4 Reasons Why Security and Compliance Are Critical for Operational ResilienceManaging cybersecurity and compliance is always challenging, but it was even more so post-pandemic. As threat actors took advantage of changing business environments such as more remote teams and rapid technology adoption, cyber and compliance moved front and center.
For many organizations, this was the first time these programs caught—and kept—the attention of the C-suite and the board of directors.
Now that we’ve worked out most of the kinks of securing enterprises and meeting regulatory standards in this new normal, it’s unlikely executive and key stakeholder focus—and involvement—will shift back to the back burner anytime soon.
The good news? Now that your key business decision-makers understand just how important your program is, you may have more leverage in getting the financial resource and personnel support necessary to further mature these programs.
The bad news? You’ll be asking for this critical support during challenging economic times. As the pandemic has changed work environments, and the economy struggles, many organizations are looking for cutbacks and savings. If your organization still thinks it’s only preparing for if an attack or breach might happen and not understanding it’s more of a matter of when it does, then your programs’ needs might end up on the chopping block.
So, what can you do? Make sure your executives are tuned in to why now is not the time to cut back. Here are four reasons why your security and compliance programs are critical for operational resilience.
- You have to do it. If your organization creates, transmits, or stores sensitive and protected data, you’re likely to have a long list of security controls and compliance expectations you’ll have to meet. It’s not a matter of if you should invest in these programs, but that you absolutely should.
- It costs more to not do it. When your board looks at cybersecurity and compliance investment requests, those numbers can often be shocking at first glance. However, the reality is, if your organization experiences a breach or overlooks a compliance requirement, the costs could rise so high, they could put you out of business altogether. Keep in mind, the global cost of a breach average is more than $4 million dollars. And that’s just a single breach. What happens if there are more and how does that compare to your requests for support?

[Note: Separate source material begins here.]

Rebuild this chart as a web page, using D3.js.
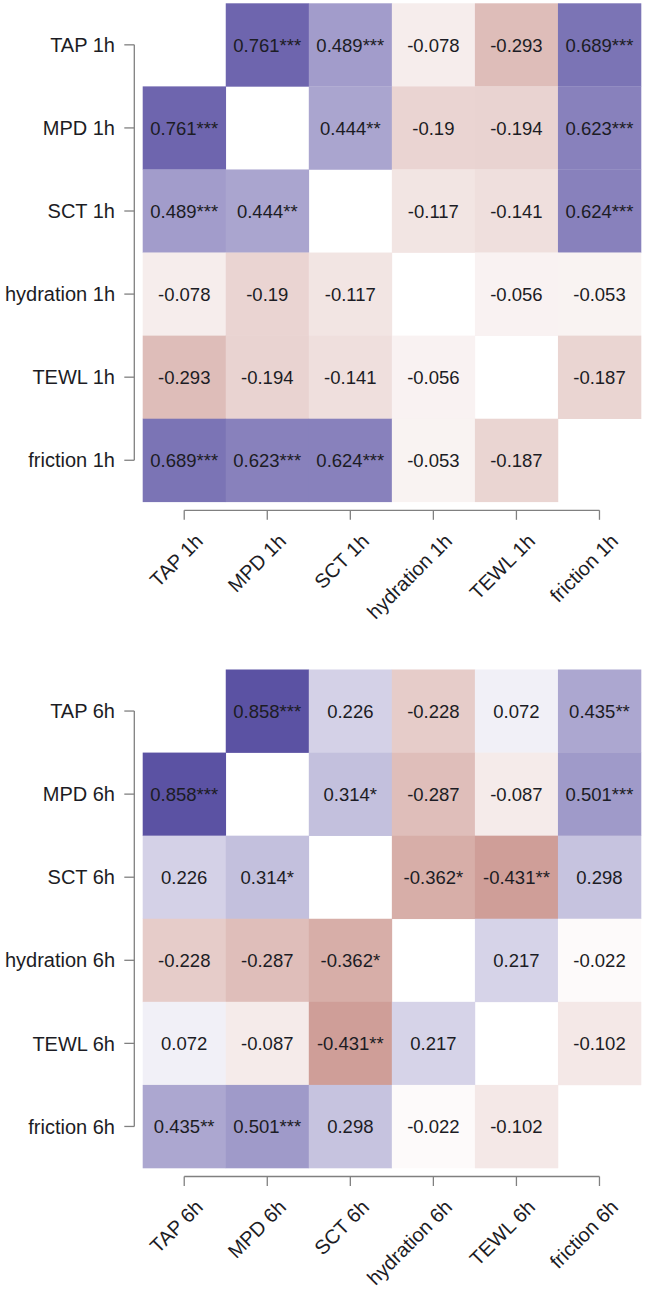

- Your customers and partners count on you. Your customers, vendors, and partners have specific expectations for your organization, especially when it comes to keeping their sensitive data safe and meeting compliance requirements. By doing this well, for example, acing an audit or implementing industry-recognized security best practices, you will build trust in your brand. Failure to do so could result in significant damage to your reputation and that related economic fallout from an incident could put you right out of business.
- Your programs can proactively discover and remediate real risks to operations. Security and compliance controls are more than “have-to’s.” In many cases, they build the first defense for your organization against a breach. The more mature your programs are, the more likely your programs will be effective in proactively identifying potential security and compliance issues so you can identify, remediate them, and close gaps before an incident occurs.